Aussi, il était d’opinion que le Règlement doit être interprété restrictivement en raison du contexte pénal et du droit pour une personne de gagner sa vie dans l’occupation, le métier ou la profession qu’elle choisit. En outre, il ajoutait qu’il faut privilégier une interprétation la plus favorable à l’accusé.
- L’affaire Entreprises DP
Dans un jugement rendu le 13 mars dernier4, la juge de paix magistrat Tanya Larocque adoptait une approche différente et rendait un verdict de culpabilité à l’égard d’un employeur. Elle justifiait son verdict, notamment, par le fait qu’il faut tenir compte du contexte de pénurie de main d’œuvre dans la région visée par la demande d’exemption formulée par l’employeur.

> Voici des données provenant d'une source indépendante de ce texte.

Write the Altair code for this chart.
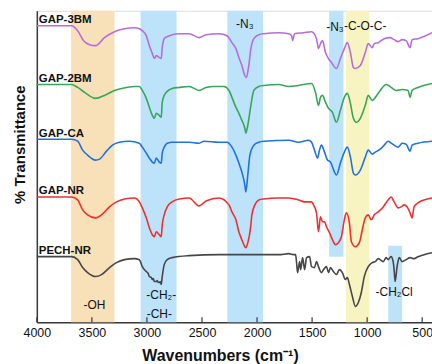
import altair as alt
import pandas as pd

# ---------------- data ----------------
names = ["GAP-3BM", "GAP-2BM", "GAP-CA", "GAP-NR", "PECH-NR"]
offsets = [298, 239, 184, 126, 66]
colors = ["#B56CE0", "#38A559", "#2271E0", "#EF2F2F", "#464646"]

wn_3bm = [4000, 3684, 3629, 3575, 3521, 3467, 3385, 3295, 3204, 3114, 3069, 3042, 3006, 2978, 2951, 2933, 2915,
          2888, 2870, 2861, 2843, 2816, 2771, 2707, 2617, 2526, 2463, 2346, 2273, 2228, 2192, 2165, 2138, 2111,
          2097, 2075, 2056, 2029, 1984, 1939, 1803, 1713, 1686, 1677, 1659, 1577, 1505, 1460, 1442, 1424, 1406,
          1378, 1351, 1324, 1279, 1243, 1207, 1180, 1152, 1125, 1107, 1062, 1017, 990, 954, 935, 899, 845, 791,
          755, 718, 682, 646, 610, 592, 538, 411]
t_3bm = [0, 0, -5, -15, -19, -20, -12, -6, -3, -2, -3, -5, -10, -20, -28, -33, -30,
         -32, -33, -22, -13, -11, -9, -8, -8, -12, -9, -8, -10, -17, -23, -32, -40, -50,
         -52, -40, -23, -13, -9, -8, -7, -8, -10, -15, -8, -7, -6, -13, -23, -18, -15,
         -27, -33, -37, -43, -33, -23, -17, -27, -42, -43, -40, -27, -18, -22, -18, -17, -13, -12,
         -14, -16, -14, -15, -22, -14, -13, -7]

wn_2bm = [4000, 3684, 3629, 3566, 3467, 3385, 3295, 3186, 3114, 3069, 3042, 3006, 2978, 2951, 2933, 2915, 2888,
          2870, 2861, 2843, 2816, 2771, 2707, 2617, 2526, 2463, 2391, 2300, 2255, 2228, 2192, 2165, 2138, 2111,
          2102, 2084, 2056, 2029, 1984, 1939, 1803, 1713, 1623, 1505, 1469, 1442, 1424, 1406, 1378, 1351, 1315,
          1279, 1243, 1207, 1180, 1152, 1125, 1098, 1062, 1017, 990, 954, 926, 881, 827, 782, 737, 682, 628,
          610, 592, 538, 411]
t_2bm = [0, 0, -3, -8, -14, -11, -6, -3, -2, -2, -6, -14, -23, -31, -34, -29, -31,
         -33, -18, -11, -7, -4, -3, -2, -6, -3, -2, -2, -6, -13, -23, -29, -36, -44,
         -49, -41, -21, -6, -2, -1, 0, -2, -1, 1, -8, -21, -13, -11, -18, -24, -28,
         -38, -26, -13, -9, -19, -34, -38, -34, -21, -11, -16, -13, -6, 0, -3, -6, -5, -6,
         -13, -6, -3, 1]

wn_ca = [4000, 3684, 3629, 3584, 3539, 3467, 3430, 3367, 3313, 3250, 3159, 3069, 3042, 3006, 2978, 2951, 2933,
         2915, 2888, 2870, 2861, 2843, 2816, 2771, 2617, 2526, 2481, 2346, 2273, 2228, 2192, 2165, 2138, 2111,
         2102, 2084, 2065, 2029, 1984, 1939, 1713, 1623, 1532, 1505, 1478, 1451, 1433, 1415, 1387, 1360, 1333,
         1297, 1279, 1243, 1207, 1180, 1152, 1125, 1107, 1062, 1017, 990, 954, 926, 881, 845, 810, 782, 755,
         718, 682, 646, 610, 592, 538, 411]
t_ca = [0, 0, -2, -11, -16, -21, -20, -12, -6, -3, -2, -4, -8, -14, -19, -23, -24,
        -19, -23, -24, -14, -8, -4, -3, -3, -4, -2, -3, -3, -8, -16, -24, -33, -46,
        -53, -36, -16, -6, -3, -2, -1, -3, -1, -3, -11, -19, -11, -6, -13, -21, -23,
        -33, -36, -24, -13, -8, -18, -34, -36, -31, -18, -11, -15, -13, -10, -6, -2, -4, -6,
        -8, -4, -5, -12, -6, -4, -2]

wn_nr = [4000, 3684, 3629, 3584, 3539, 3467, 3412, 3340, 3277, 3204, 3114, 3069, 3042, 3006, 2978, 2951, 2933,
         2915, 2888, 2870, 2861, 2843, 2816, 2771, 2707, 2617, 2526, 2463, 2346, 2255, 2228, 2192, 2165, 2138,
         2111, 2102, 2084, 2056, 2047, 2020, 1984, 1939, 1803, 1713, 1623, 1568, 1505, 1487, 1460, 1442, 1424,
         1406, 1387, 1369, 1342, 1315, 1288, 1261, 1234, 1207, 1189, 1161, 1143, 1107, 1071, 1044, 1017, 990,
         963, 935, 899, 854, 810, 782, 755, 718, 691, 664, 637, 610, 592, 574, 538, 484, 411]
t_nr = [0, 0, -3, -13, -18, -21, -18, -10, -5, -2, -1, -5, -11, -21, -31, -38, -40,
        -35, -38, -40, -28, -18, -10, -5, -2, -1, -9, -4, -1, -8, -15, -23, -35, -43,
        -50, -51, -46, -28, -18, -8, -3, -2, -1, -1, -3, -5, -5, -8, -16, -35, -20,
        -25, -25, -30, -36, -43, -48, -46, -40, -23, -16, -26, -45, -50, -46, -33, -21, -18,
        -23, -18, -15, -10, -3, 0, -5, -11, -10, -8, -10, -16, -21, -10, -6, -3, -1]

wn_pech = [4000, 3684, 3629, 3584, 3539, 3467, 3412, 3340, 3277, 3204, 3114, 3069, 3042, 3006, 2988, 2978, 2960,
           2951, 2942, 2933, 2915, 2906, 2897, 2888, 2879, 2870, 2861, 2843, 2816, 2771, 2617, 2346, 2000, 1803,
           1713, 1659, 1650, 1641, 1632, 1613, 1604, 1586, 1568, 1550, 1523, 1505, 1478, 1460, 1442, 1415, 1396,
           1369, 1351, 1333, 1306, 1279, 1252, 1225, 1198, 1180, 1161, 1134, 1107, 1080, 1053, 1026, 990, 954,
           926, 899, 854, 827, 810, 782, 764, 755, 746, 728, 709, 682, 646, 610, 574, 538, 484, 411]
t_pech = [0, 0, -3, -11, -16, -20, -18, -11, -6, -3, -2, -3, -10, -15, -17, -20, -21,
          -23, -22, -25, -25, -24, -26, -26, -25, -28, -20, -8, -3, -1, 1, 2, 2, 2,
          3, 2, 2, -6, -16, -5, -13, -1, -13, -1, 0, -10, -11, -5, -10, -16, -13,
          -10, -16, -11, -15, -18, -13, -16, -23, -21, -28, -40, -50, -46, -36, -20, -10, -6,
          -5, -2, -5, -1, -3, 0, -5, -13, -25, -10, -1, -5, -3, -1, -2, 0, 2, 4]

series_wn = [wn_3bm, wn_2bm, wn_ca, wn_nr, wn_pech]
series_t = [t_3bm, t_2bm, t_ca, t_nr, t_pech]

# shaded assignment bands (cm-1) and their vertical extent (plot units)
band_start = [3690, 3057, 2270, 1345, 1191, 808]
band_end = [3295, 2731, 1945, 1215, 980, 682]
band_top = [313, 313, 313, 313, 313, 77]
band_bottom = [0, 0, 0, 66, 0, 0]
band_colors = ["#F8E0B9", "#BCE3F9", "#BCE3F9", "#BCE3F9", "#F8F4C2", "#BCE3F9"]

ann_text = ["-OH", "-CH₂-", "-CH-", "-N₃", "-N₃", "-C-O-C-", "-CH₂Cl"]
ann_wn = [3476, 2870, 2888, 2111, 1292, 1018, 755]
ann_level = [17, 27, 8, 300, 297, 298, 30]

tick_values = [4000, 3500, 3000, 2500, 2000, 1500, 1000, 500]

# ---------------- tables ----------------
rows = []
for name, off, wns, ts in zip(names, offsets, series_wn, series_t):
    for w, t in zip(wns, ts):
        rows.append({"series": name, "wn": w, "T": off + t})
df = pd.DataFrame(rows)

bands = pd.DataFrame({"x1": band_start, "x2": band_end, "y1": band_bottom,
                      "y2": band_top, "c": band_colors})
ann = pd.DataFrame({"text": ann_text, "wn": ann_wn, "y": ann_level})
labels = pd.DataFrame({"series": names, "wn": [4000] * 5, "y": [o + 2.5 for o in offsets]})
ticks = pd.DataFrame({"t": tick_values})

W, H = 397, 313
FONT = "Liberation Sans"

xscale = alt.Scale(domain=[411, 4000], reverse=True, nice=False, zero=False)
yscale = alt.Scale(domain=[0, 313], nice=False, zero=False)

xax = alt.Axis(values=tick_values, format="d", ticks=False, tickSize=0, grid=False, labelFlush=False,
               labelFontSize=12.5, labelColor="#111", labelPadding=4, labelFont=FONT,
               domainColor="#3a3a3a", domainWidth=1.5,
               title="Wavenumbers (cm⁻¹)", titleFontSize=16, titleFontWeight="bold",
               titleFont=FONT, titleColor="#111", titleX=184, titleY=38,
               titleAlign="center", titleBaseline="alphabetic")
yax = alt.Axis(labels=False, ticks=False, tickSize=0, grid=False,
               domainColor="#3a3a3a", domainWidth=1.5,
               title="% Transmittance", titleFontSize=15, titleFontWeight="bold",
               titleFont=FONT, titleColor="#111", titleX=-17, titleY=134,
               titleAngle=-90, titleAlign="center", titleBaseline="middle")

band_layer = alt.Chart(bands).mark_rect(opacity=1).encode(
    x=alt.X("x1:Q", scale=xscale, axis=xax),
    x2="x2:Q",
    y=alt.Y("y1:Q", scale=yscale, axis=yax),
    y2="y2:Q",
    color=alt.Color("c:N", scale=None),
)

line_layer = alt.Chart(df).mark_line(strokeWidth=1.6, interpolate="monotone").encode(
    x=alt.X("wn:Q", scale=xscale),
    y=alt.Y("T:Q", scale=yscale),
    color=alt.Color("series:N", scale=alt.Scale(domain=names, range=colors), legend=None),
    detail="series:N",
)

tick_layer = alt.Chart(ticks).mark_rule(color="#3a3a3a", strokeWidth=1.2).encode(
    x=alt.X("t:Q", scale=xscale),
    y=alt.value(H),
    y2=alt.value(H - 5),
)

label_layer = alt.Chart(labels).mark_text(align="left", baseline="alphabetic", dx=2,
                                          fontSize=11.5, fontWeight="bold", font=FONT,
                                          color="#111").encode(
    x=alt.X("wn:Q", scale=xscale),
    y=alt.Y("y:Q", scale=yscale),
    text="series:N",
)

ann_layer = alt.Chart(ann).mark_text(align="center", baseline="middle", fontSize=12,
                                     font=FONT, color="#111").encode(
    x=alt.X("wn:Q", scale=xscale),
    y=alt.Y("y:Q", scale=yscale),
    text="text:N",
)

chart = alt.layer(band_layer, line_layer, tick_layer, label_layer, ann_layer).properties(
    width=W, height=H,
    autosize=alt.AutoSizeParams(type="none"),
    padding={"left": 37, "top": 10, "right": 0, "bottom": 41},
).configure_view(stroke="#3a3a3a", strokeWidth=1.5).configure(background="white")

chart.save("out.html", embed_options={"renderer": "svg", "actions": False})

Aussi, elle a précisé qu’il appartient à un employeur d’établir qu’aucun titulaire d’un certificat de compétence n’est disponible dans l’industrie de la construction pour exécuter les travaux justifiés par sa demande5. La CCQ peut dès lors exempter une personne de l’obligation de détenir un certificat de compétence.
Toutefois, elle a ajouté que l’exemption émise doit être restreinte à la région où les travaux de construction seront exécutés. Un employeur ne peut affecter un salarié partout au Québec, mais uniquement dans la région visée par la demande d’exemption et dans laquelle sévit une pénurie de main d’œuvre.
Permettre à une personne qui bénéficie d’une exemption de travailler partout au Québec aurait pour effet de concurrencer déloyalement des salariés, titulaires du certificat de compétence, qui seraient disponibles dans leur région pour exécuter des travaux de construction.
La juge Larocque a estimé que l’interprétation des dispositions du Règlement est claire6 et a conclu que l’employeur poursuivi avait affecté ou utilisé les services d’un salarié à des travaux de construction et ce, sans être titulaire d’un certificat de compétence ou d’une exemption valide.
Conclusion
Le jugement de la juge Larocque fait actuellement l’objet d’un appel à la Cour supérieure. Des enjeux d’interprétation sont en cause. Nous suivons ce dossier avec intérêt et dans un prochain article, nous commenterons le jugement rendu par le tribunal d’appel.
1 RLRQ c. R-29. Ci-après Loi R-20. L’accusation est portée suivant l’article 119.1 (3).
2 Directeur des poursuites criminelles et pénales c. A&M Experts Inc., District de Québec, 200-61-128193-099, C.Q., 13 septembre 2010, Juge de paix magistrat Yannick Couture.
3 R.R.Q. c. R-20, r. 5.2. Le juge Couture a considéré les articles 15 (7), 15 (8), 15.1 (3) et 15.5 du Règlement.
4 Directeur des poursuites criminelles et pénales c. 9278-5765 Québec Inc. (Entreprises DP), 2024 QCCQ 1149. Ci-après Jugement Entreprises DP.
5 Voir le paragraphe 8 du jugement Entreprises DP.
6 La juge Larocque a considéré entre autres les articles 3, 14 (6) et 15 du Règlement.